**INFORMATION SUPPLIED**
==========

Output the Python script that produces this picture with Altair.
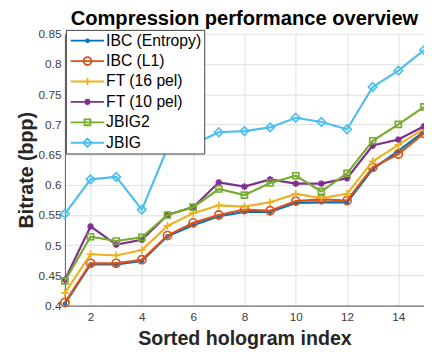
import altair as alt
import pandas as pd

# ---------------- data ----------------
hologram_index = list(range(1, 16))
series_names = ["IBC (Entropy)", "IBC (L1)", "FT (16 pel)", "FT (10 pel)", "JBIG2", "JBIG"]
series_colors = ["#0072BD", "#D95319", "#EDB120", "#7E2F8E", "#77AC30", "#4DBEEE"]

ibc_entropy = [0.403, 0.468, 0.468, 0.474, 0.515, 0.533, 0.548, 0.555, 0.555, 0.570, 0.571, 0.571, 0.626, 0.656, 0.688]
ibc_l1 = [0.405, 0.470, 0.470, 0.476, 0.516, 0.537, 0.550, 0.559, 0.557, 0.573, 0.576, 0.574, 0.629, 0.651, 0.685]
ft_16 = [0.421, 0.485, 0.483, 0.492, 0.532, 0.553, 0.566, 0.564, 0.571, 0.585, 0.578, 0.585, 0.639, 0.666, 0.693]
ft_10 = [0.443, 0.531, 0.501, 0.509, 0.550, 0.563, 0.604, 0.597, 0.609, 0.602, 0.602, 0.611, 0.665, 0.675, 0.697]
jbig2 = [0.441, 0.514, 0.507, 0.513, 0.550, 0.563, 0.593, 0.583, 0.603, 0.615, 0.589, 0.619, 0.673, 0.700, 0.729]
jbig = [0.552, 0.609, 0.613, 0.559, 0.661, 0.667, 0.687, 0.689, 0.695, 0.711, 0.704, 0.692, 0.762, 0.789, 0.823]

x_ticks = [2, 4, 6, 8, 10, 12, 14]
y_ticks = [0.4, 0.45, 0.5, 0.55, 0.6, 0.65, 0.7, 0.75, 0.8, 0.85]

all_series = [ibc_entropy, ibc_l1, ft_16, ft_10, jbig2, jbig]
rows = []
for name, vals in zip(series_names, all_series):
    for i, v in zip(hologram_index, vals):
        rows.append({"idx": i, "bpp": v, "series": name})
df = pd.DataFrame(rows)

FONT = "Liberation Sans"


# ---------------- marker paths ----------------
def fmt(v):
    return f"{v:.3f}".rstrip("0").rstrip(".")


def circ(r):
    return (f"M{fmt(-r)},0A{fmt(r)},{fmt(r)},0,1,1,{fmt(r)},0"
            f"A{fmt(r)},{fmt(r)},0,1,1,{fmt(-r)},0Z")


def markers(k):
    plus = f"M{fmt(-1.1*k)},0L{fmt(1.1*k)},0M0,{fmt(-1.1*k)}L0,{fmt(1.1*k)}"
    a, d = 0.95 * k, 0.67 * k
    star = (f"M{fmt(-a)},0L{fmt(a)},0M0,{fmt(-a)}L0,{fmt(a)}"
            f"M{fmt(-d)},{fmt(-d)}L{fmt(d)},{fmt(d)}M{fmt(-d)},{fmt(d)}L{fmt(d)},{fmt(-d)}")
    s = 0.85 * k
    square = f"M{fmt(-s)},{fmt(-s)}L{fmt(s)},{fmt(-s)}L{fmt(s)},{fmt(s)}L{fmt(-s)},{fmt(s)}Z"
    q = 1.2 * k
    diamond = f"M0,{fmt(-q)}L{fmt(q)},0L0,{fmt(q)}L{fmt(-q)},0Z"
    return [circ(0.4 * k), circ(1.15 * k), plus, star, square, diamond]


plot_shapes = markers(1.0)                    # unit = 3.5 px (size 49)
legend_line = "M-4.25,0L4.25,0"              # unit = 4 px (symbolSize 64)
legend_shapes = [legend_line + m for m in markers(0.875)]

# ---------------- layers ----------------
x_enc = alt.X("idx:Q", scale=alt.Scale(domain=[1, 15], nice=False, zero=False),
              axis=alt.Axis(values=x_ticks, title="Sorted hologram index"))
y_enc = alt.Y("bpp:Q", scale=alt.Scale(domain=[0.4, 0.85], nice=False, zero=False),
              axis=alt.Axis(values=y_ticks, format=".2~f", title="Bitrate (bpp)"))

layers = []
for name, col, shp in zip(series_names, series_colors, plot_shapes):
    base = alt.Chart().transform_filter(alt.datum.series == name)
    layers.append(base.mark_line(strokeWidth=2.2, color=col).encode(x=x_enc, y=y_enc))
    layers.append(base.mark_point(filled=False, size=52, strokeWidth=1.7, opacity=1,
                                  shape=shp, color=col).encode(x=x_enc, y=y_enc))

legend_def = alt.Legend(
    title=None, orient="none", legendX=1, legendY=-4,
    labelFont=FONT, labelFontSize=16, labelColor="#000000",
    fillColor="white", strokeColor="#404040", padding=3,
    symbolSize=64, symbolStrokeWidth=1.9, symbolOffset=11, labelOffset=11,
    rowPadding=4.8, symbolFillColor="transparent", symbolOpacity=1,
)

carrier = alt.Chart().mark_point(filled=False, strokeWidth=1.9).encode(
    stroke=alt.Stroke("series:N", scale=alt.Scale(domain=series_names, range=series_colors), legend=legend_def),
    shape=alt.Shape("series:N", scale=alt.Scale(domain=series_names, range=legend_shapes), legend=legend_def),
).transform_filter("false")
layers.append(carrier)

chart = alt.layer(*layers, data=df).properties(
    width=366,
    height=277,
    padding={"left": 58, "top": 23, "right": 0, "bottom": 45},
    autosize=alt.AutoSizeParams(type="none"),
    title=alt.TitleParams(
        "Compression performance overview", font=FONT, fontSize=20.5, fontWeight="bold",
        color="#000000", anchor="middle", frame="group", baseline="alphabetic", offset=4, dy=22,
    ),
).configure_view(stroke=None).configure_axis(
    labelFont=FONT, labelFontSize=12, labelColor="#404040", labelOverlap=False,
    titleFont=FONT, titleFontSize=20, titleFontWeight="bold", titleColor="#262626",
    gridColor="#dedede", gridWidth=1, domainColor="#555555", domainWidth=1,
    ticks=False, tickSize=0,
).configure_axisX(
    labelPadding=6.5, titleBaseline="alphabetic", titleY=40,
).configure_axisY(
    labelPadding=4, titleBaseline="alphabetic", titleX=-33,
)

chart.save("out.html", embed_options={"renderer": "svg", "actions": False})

==========

**WRITTEN TASK**
Set the lines above down again, word for word, from the first through the one containing "0.762, 0.789, 0.823]"; pictures excluded.

**ANSWER TO THIS EXERCISE**
Output the Python script that produces this picture with Altair.
import altair as alt
import pandas as pd

# ---------------- data ----------------
hologram_index = list(range(1, 16))
series_names = ["IBC (Entropy)", "IBC (L1)", "FT (16 pel)", "FT (10 pel)", "JBIG2", "JBIG"]
series_colors = ["#0072BD", "#D95319", "#EDB120", "#7E2F8E", "#77AC30", "#4DBEEE"]

ibc_entropy = [0.403, 0.468, 0.468, 0.474, 0.515, 0.533, 0.548, 0.555, 0.555, 0.570, 0.571, 0.571, 0.626, 0.656, 0.688]
ibc_l1 = [0.405, 0.470, 0.470, 0.476, 0.516, 0.537, 0.550, 0.559, 0.557, 0.573, 0.576, 0.574, 0.629, 0.651, 0.685]
ft_16 = [0.421, 0.485, 0.483, 0.492, 0.532, 0.553, 0.566, 0.564, 0.571, 0.585, 0.578, 0.585, 0.639, 0.666, 0.693]
ft_10 = [0.443, 0.531, 0.501, 0.509, 0.550, 0.563, 0.604, 0.597, 0.609, 0.602, 0.602, 0.611, 0.665, 0.675, 0.697]
jbig2 = [0.441, 0.514, 0.507, 0.513, 0.550, 0.563, 0.593, 0.583, 0.603, 0.615, 0.589, 0.619, 0.673, 0.700, 0.729]
jbig = [0.552, 0.609, 0.613, 0.559, 0.661, 0.667, 0.687, 0.689, 0.695, 0.711, 0.704, 0.692, 0.762, 0.789, 0.823]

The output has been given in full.